# Task details
Return the material exactly as supplied, apart from the pictures, which are omitted.

(Source code of charts)

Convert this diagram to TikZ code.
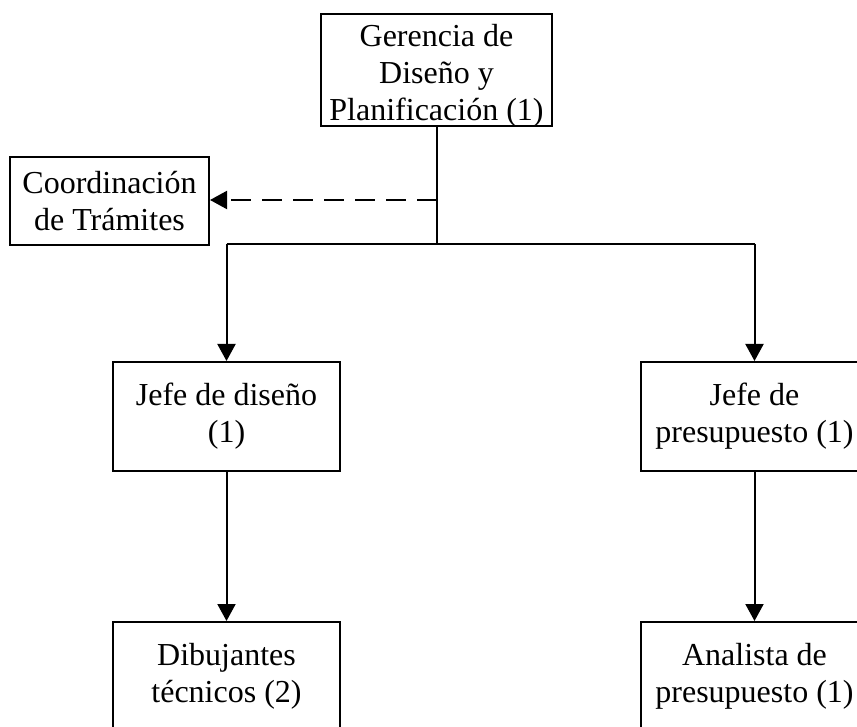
\documentclass[tikz,border=0pt]{standalone}
\usepackage{fontspec}
\setmainfont{Liberation Serif}
\usepackage{tikz}
\usetikzlibrary{positioning,arrows.meta}
\tikzstyle{box} = [draw,line width=2pt,rectangle,align=center,inner sep=2pt,minimum width=227pt,minimum height=109pt,font=\fontsize{32}{37}\selectfont]
\tikzstyle{arrow} = [line width=2pt,-{Triangle[length=17pt,width=18pt]}]
\tikzstyle{line} = [line width=2pt]

\begin{document}
\begin{tikzpicture}[x=1pt,y=-1pt]
    \useasboundingbox (0,0) rectangle (857,727);
    \node[box,minimum width=231pt,minimum height=112pt,inner ysep=0pt] (gerencia) at (436.5,70) {\rule{0pt}{28pt}Gerencia de\\Diseño y\\\raisebox{0pt}[\height][0pt]{Planificación (1)}};
    \node[box,minimum width=199pt,minimum height=88pt] (coord) at (109.5,201) {Coordinación\\de Trámites};
    \node[box] (jdiseno) at (226.5,416.5) {Jefe de diseño\\(1)};
    \node[box] (jpres) at (754.5,416.5) {Jefe de\\presupuesto (1)};
    \node[box] (dibuj) at (226.5,676.5) {Dibujantes\\técnicos (2)};
    \node[box] (analista) at (754.5,676.5) {Analista de\\presupuesto (1)};

    \coordinate (rama) at (436.5,244);
    \coordinate (punteo) at (436.5,200);
    \draw[line] (gerencia.south) -- (rama);
    \draw[arrow,dash pattern=on 20pt off 11pt] (punteo) -- (coord.east |- punteo);
    \draw[line] (jdiseno |- rama) -- (jpres |- rama);
    \draw[arrow] (jdiseno |- rama) -- (jdiseno.north);
    \draw[arrow] (jpres |- rama) -- (jpres.north);
    \draw[arrow] (jdiseno.south) -- (dibuj.north);
    \draw[arrow] (jpres.south) -- (analista.north);
\end{tikzpicture}
\end{document}
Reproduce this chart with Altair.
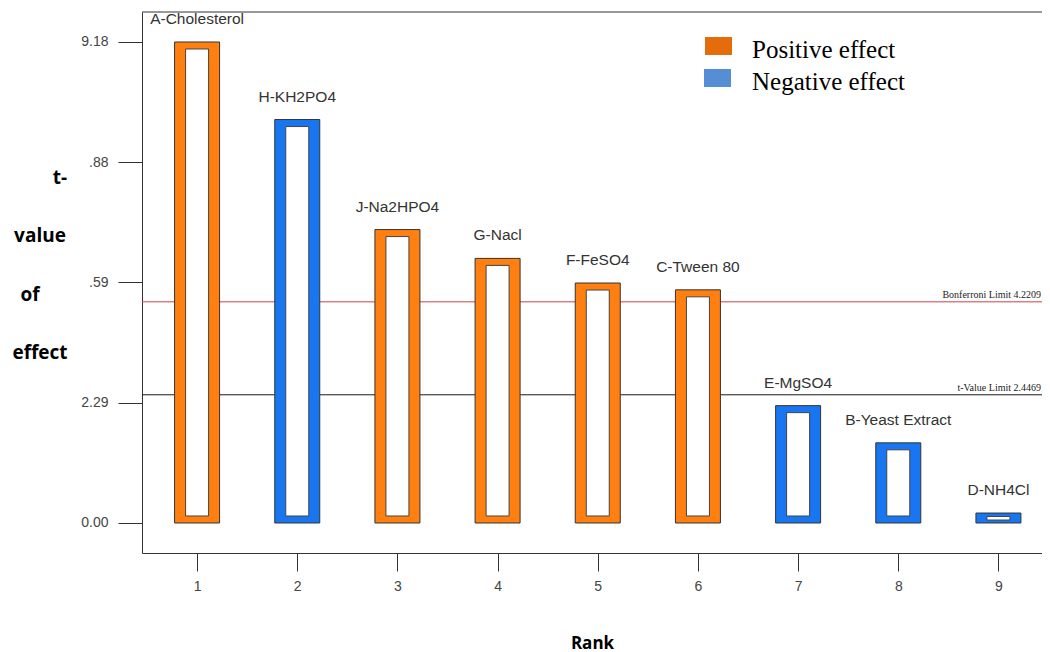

# Result below
Convert this diagram to TikZ code.
\documentclass[tikz,border=0pt]{standalone}
\usepackage{fontspec}
\setmainfont{Liberation Serif}
\usepackage{tikz}
\usetikzlibrary{positioning,arrows.meta}
\tikzstyle{box} = [draw,line width=2pt,rectangle,align=center,inner sep=2pt,minimum width=227pt,minimum height=109pt,font=\fontsize{32}{37}\selectfont]
\tikzstyle{arrow} = [line width=2pt,-{Triangle[length=17pt,width=18pt]}]
\tikzstyle{line} = [line width=2pt]

\begin{document}
\begin{tikzpicture}[x=1pt,y=-1pt]
    \useasboundingbox (0,0) rectangle (857,727);
    \node[box,minimum width=231pt,minimum height=112pt,inner ysep=0pt] (gerencia) at (436.5,70) {\rule{0pt}{28pt}Gerencia de\\Diseño y\\\raisebox{0pt}[\height][0pt]{Planificación (1)}};
    \node[box,minimum width=199pt,minimum height=88pt] (coord) at (109.5,201) {Coordinación\\de Trámites};
    \node[box] (jdiseno) at (226.5,416.5) {Jefe de diseño\\(1)};
    \node[box] (jpres) at (754.5,416.5) {Jefe de\\presupuesto (1)};
    \node[box] (dibuj) at (226.5,676.5) {Dibujantes\\técnicos (2)};
    \node[box] (analista) at (754.5,676.5) {Analista de\\presupuesto (1)};

    \coordinate (rama) at (436.5,244);
    \coordinate (punteo) at (436.5,200);
    \draw[line] (gerencia.south) -- (rama);
    \draw[arrow,dash pattern=on 20pt off 11pt] (punteo) -- (coord.east |- punteo);
    \draw[line] (jdiseno |- rama) -- (jpres |- rama);
    \draw[arrow] (jdiseno |- rama) -- (jdiseno.north);
    \draw[arrow] (jpres |- rama) -- (jpres.north);
    \draw[arrow] (jdiseno.south) -- (dibuj.north);
    \draw[arrow] (jpres.south) -- (analista.north);
\end{tikzpicture}
\end{document}
Reproduce this chart with Altair.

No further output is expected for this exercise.